I would like to get some counters per task, like: 

1. CPU used per task ( I can use CPU_MILLISECOND counter)

2. PEAK physical memory used by task at any point in time

I know there is a PHYSICAL_MEMORY_BYTES counter updated from ResourceCalculatorProcessTree but the update is invoked only once at the end of task lifetime, so it's hard to get the PEAK memory used at any time using it. In MR, there is an updateProgressSplits() method in TaskAttemptImpl, 

from where the PHYSICAL_MEMORY_BYTES counter was updated, and also I could grab the max value used at any point in time, but in Tez that code is out. 


Do you know what is the easiest way to get PEAK_PHYSICAL_MEMORY_BYTES for a task in Tez, or easiest way to make counters update at runtime, and not only when task finished ?

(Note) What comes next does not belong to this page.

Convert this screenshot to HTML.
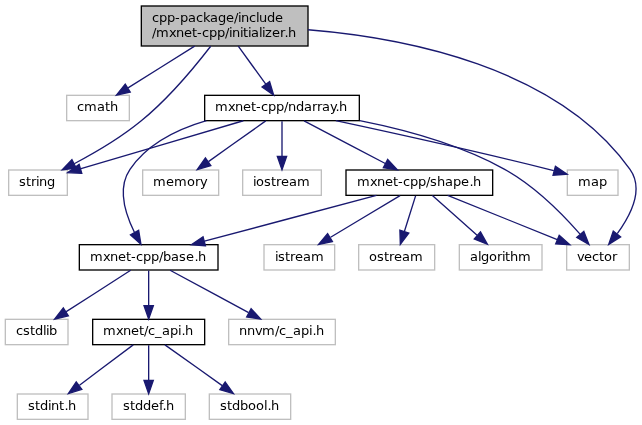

3. I would like to get(or at least get good approximates) of the amount of bytes read/write from the network or disk for each task. Do you know what is the best way to purse to get those ? I saw there are some Input/Output Spec per task. Is there a way to get it from those ?

Thanks,
robert

Re: tez counters

Posted by Siddharth Seth <ss...@apache.org>.
>
> Can you suggest some place where to inject some code for counter update
> during task lifetime ?

Look at TaskReporter. That's where a heartbeat thread runs which sends
status updates to the AM for a task - which includes sending counter
updates. If you try making this change, resetting the memory and CPU
counters between tasks also needs to be looked. There's an open jira on CPU
usage being incorrect, for example.


On Thu, Jun 26, 2014 at 4:33 PM, Grandl Robert <rg...@yahoo.com> wrote:

> Thanks for your answer.
>
> I need to look at these values as soon as a task have finished(as in MR,
> whenever a task finished, in RMContainerAllocator, I could get all the
> counters for that task - though I did not have anything for network as
> well).
>
> At the moment, I don't think there's a good way to access any of this data
> other than the counters.
> Can you suggest some place where to inject some code for counter update
> during task lifetime ?
>
> Thanks,
> Robert
>
>
>
>   On Thursday, June 26, 2014 4:08 PM, Siddharth Seth <ss...@apache.org>
> wrote:
>
>
> Hi Grandl
> Could you please file jiras to update these properties more often. At the
> moment, I don't think there's a good way to access any of this data other
> than the counters.
>
> For Input bytes from local disk / HDFS - the task should have HDFS and
> LOCAL filesystem counters which provide this information. Nothing is
> currently available for the network.
>
> Do you need to look at these values while the DAG (and task) is running or
> after the DAG completes ?
>
>
> On Thu, Jun 26, 2014 at 3:01 PM, Grandl Robert <rg...@yahoo.com> wrote:
>
> Hi guys,
>
> I would like to get some counters per task, like:
> 1. CPU used per task ( I can use CPU_MILLISECOND counter)
>
> 2. PEAK physical memory used by task at any point in time
> I know there is a PHYSICAL_MEMORY_BYTES counter updated from
> ResourceCalculatorProcessTree but the update is invoked only once at the
> end of task lifetime, so it's hard to get the PEAK memory used at any time
> using it. In MR, there is an updateProgressSplits() method in
> TaskAttemptImpl,
> from where the PHYSICAL_MEMORY_BYTES counter was updated, and also I could
> grab the max value used at any point in time, but in Tez that code is out.
>
> Do you know what is the easiest way to get PEAK_PHYSICAL_MEMORY_BYTES for
> a task in Tez, or easiest way to make counters update at runtime, and not
> only when task finished ?
>
> 3. I would like to get(or at least get good approximates) of the amount of
> bytes read/write from the network or disk for each task. Do you know what
> is the best way to purse to get those ? I saw there are some Input/Output
> Spec per task. Is there a way to get it from those ?
>
> Thanks,
> robert
>
>
>
>
>

Re: tez counters

Posted by Grandl Robert <rg...@yahoo.com>.
Thanks for your answer. 


I need to look at these values as soon as a task have finished(as in MR, whenever a task finished, in RMContainerAllocator, I could get all the counters for that task - though I did not have anything for network as well). 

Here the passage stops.